The itinerary documentation for an agent petition should be as specific as possible for confirmed engagements — actual contracts with named parties, dates, compensation, and scope of services — supplemented by letters of intent for engagements that are anticipated but not yet fully formalized. USCIS is aware that artistic engagements are often planned long in advance but formalized closer to the engagement date; the petition brief should explain the nature of the artist's engagement planning process and note that the itinerary represents confirmed and reasonably anticipated engagements consistent with the artist's established professional schedule. Premium Processing under 8 C.F.R. § 103.7 is advisable for agent petitions with time-sensitive engagement schedules.

Maintaining valid O-1B status for independent artists requires attention to itinerary compliance. Additional engagements not reflected in the original petition should be covered by an amended petition, particularly when the new engagement represents a material change in scope, compensation, or employer relationship. The general rule is that amendments are required when the change is material — a significant new commission or engagement outside the original itinerary typically qualifies. The cost of an amended petition is modest compared to the status compliance risk of working outside the approved petition scope, and an attorney familiar with O-1B compliance can advise on the threshold for when an amendment is warranted.

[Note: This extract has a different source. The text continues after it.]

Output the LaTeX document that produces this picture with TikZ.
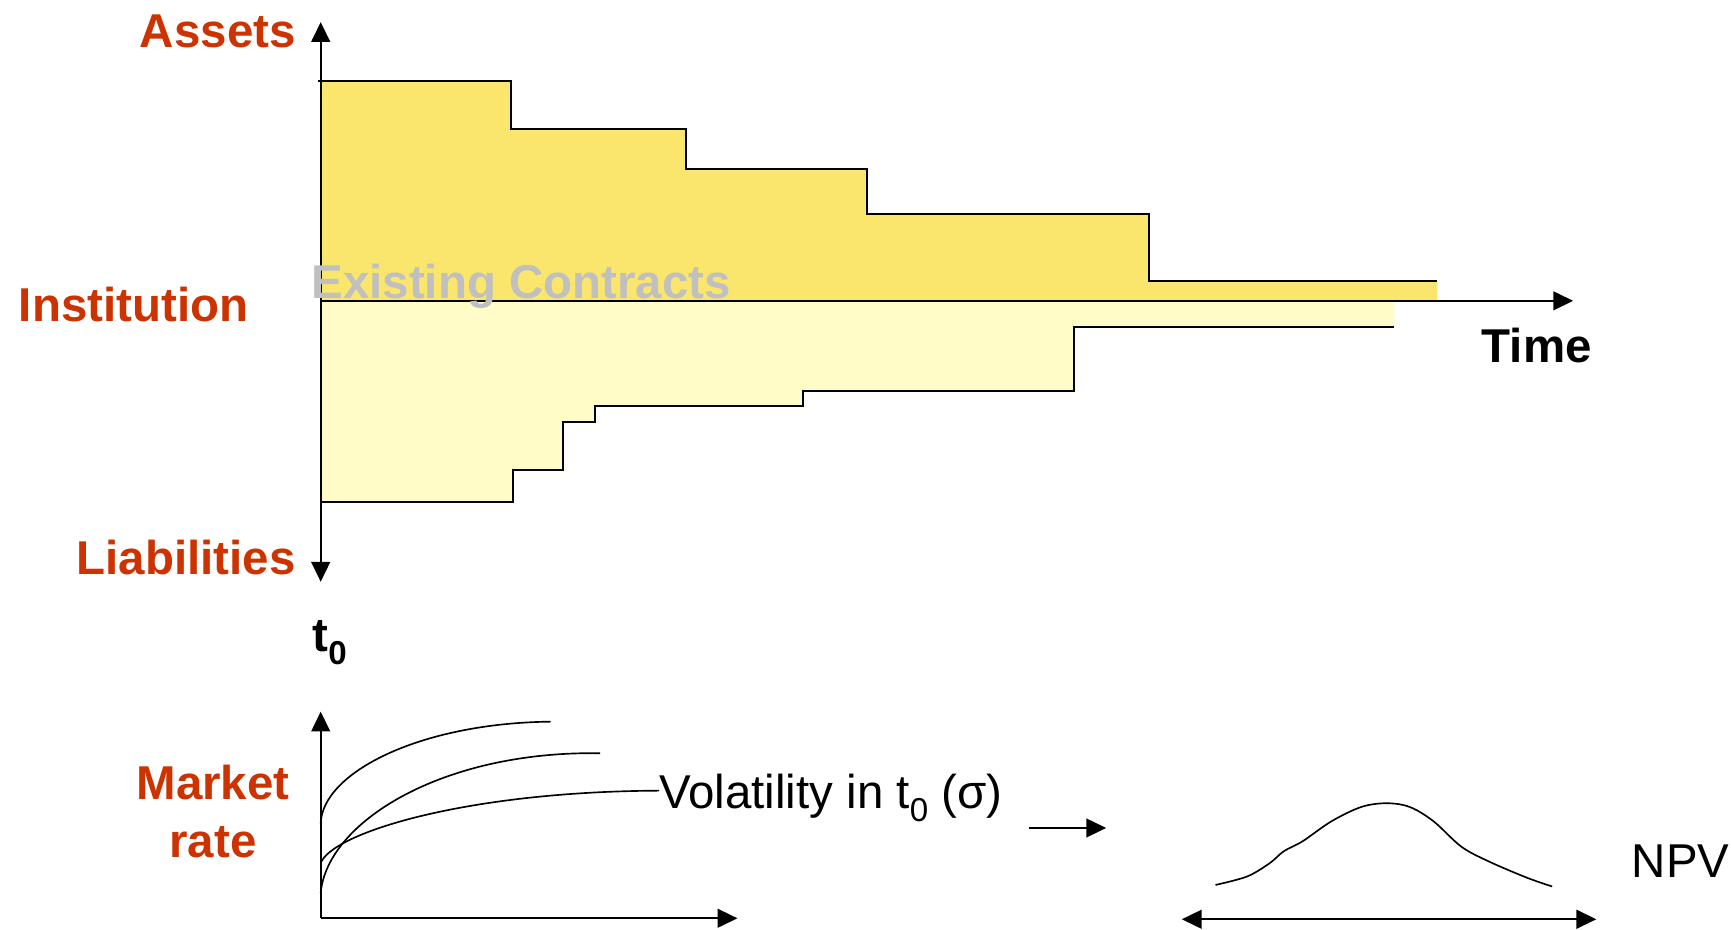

Practical preparation before filing

Before filing an O-1B petition, an independent artist without traditional representation should take three preparatory steps that significantly improve the likelihood of a clean adjudication. First, secure at least one confirmed U.S. engagement — whether an exhibition contract, a commissioned performance, a residency agreement, or a single touring date — that can serve as the foundation of the employer petition or the first entry in the agent petition itinerary. USCIS expects the petition to describe actual work the artist will perform, and a single confirmed engagement gives the petition a concrete factual foundation that eliminates the most common ground for an immediate RFE.

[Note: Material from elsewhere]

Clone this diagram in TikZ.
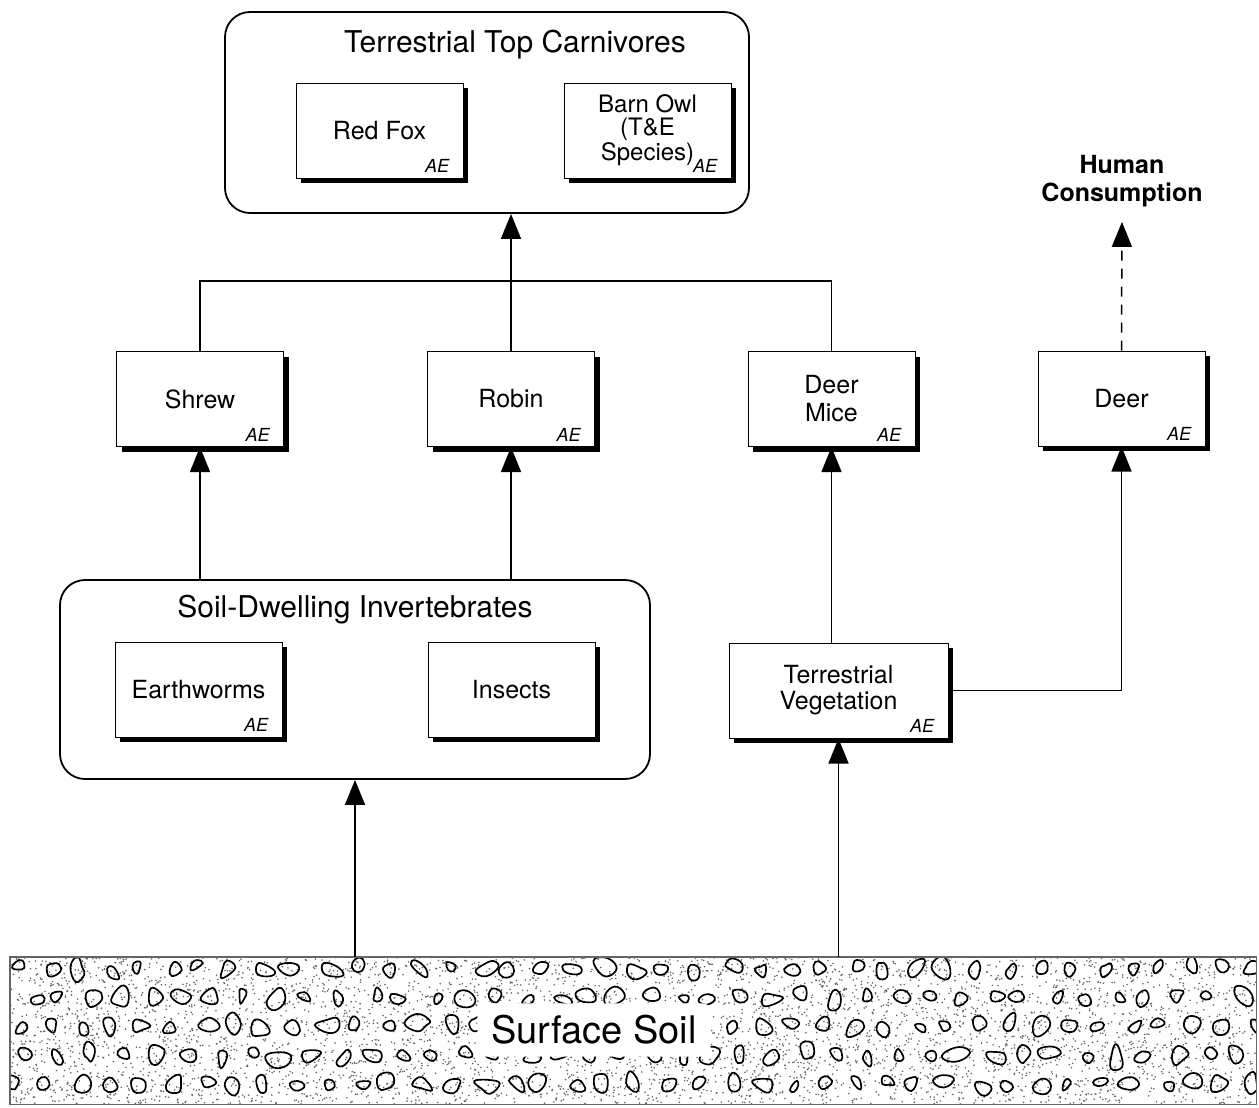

Second, assemble the evidence record before approaching an O-1 attorney, rather than relying on the attorney to build the record from scratch. An independent artist preparing for an O-1B filing should compile: a press portfolio of ten to fifteen pieces of significant coverage from major publications; five to ten letters from curators, presenters, or institutions commenting on the artist's recognition; documentation of significant awards, grants, or residencies received; and sales or commission records documenting commercial success. An attorney presented with an organized evidence record can direct attention to gaps, propose specific additional evidence that would strengthen weak criteria, and draft the petition brief efficiently.

Third, research the petitioner relationship options before the filing deadline becomes urgent. An independent artist who identifies a U.S. entertainment agency, arts organization, or presenting institution willing to serve as petitioner six months before the anticipated filing date has time to develop the relationship, ensure the petitioner understands the filing requirements, and structure the engagement documentation appropriately. An artist who discovers at the last minute that no U.S. entity is willing to serve as petitioner faces the choice of delaying the filing or relying on a petitioner who may not be well-suited to the role — both outcomes avoidable with adequate preparation time.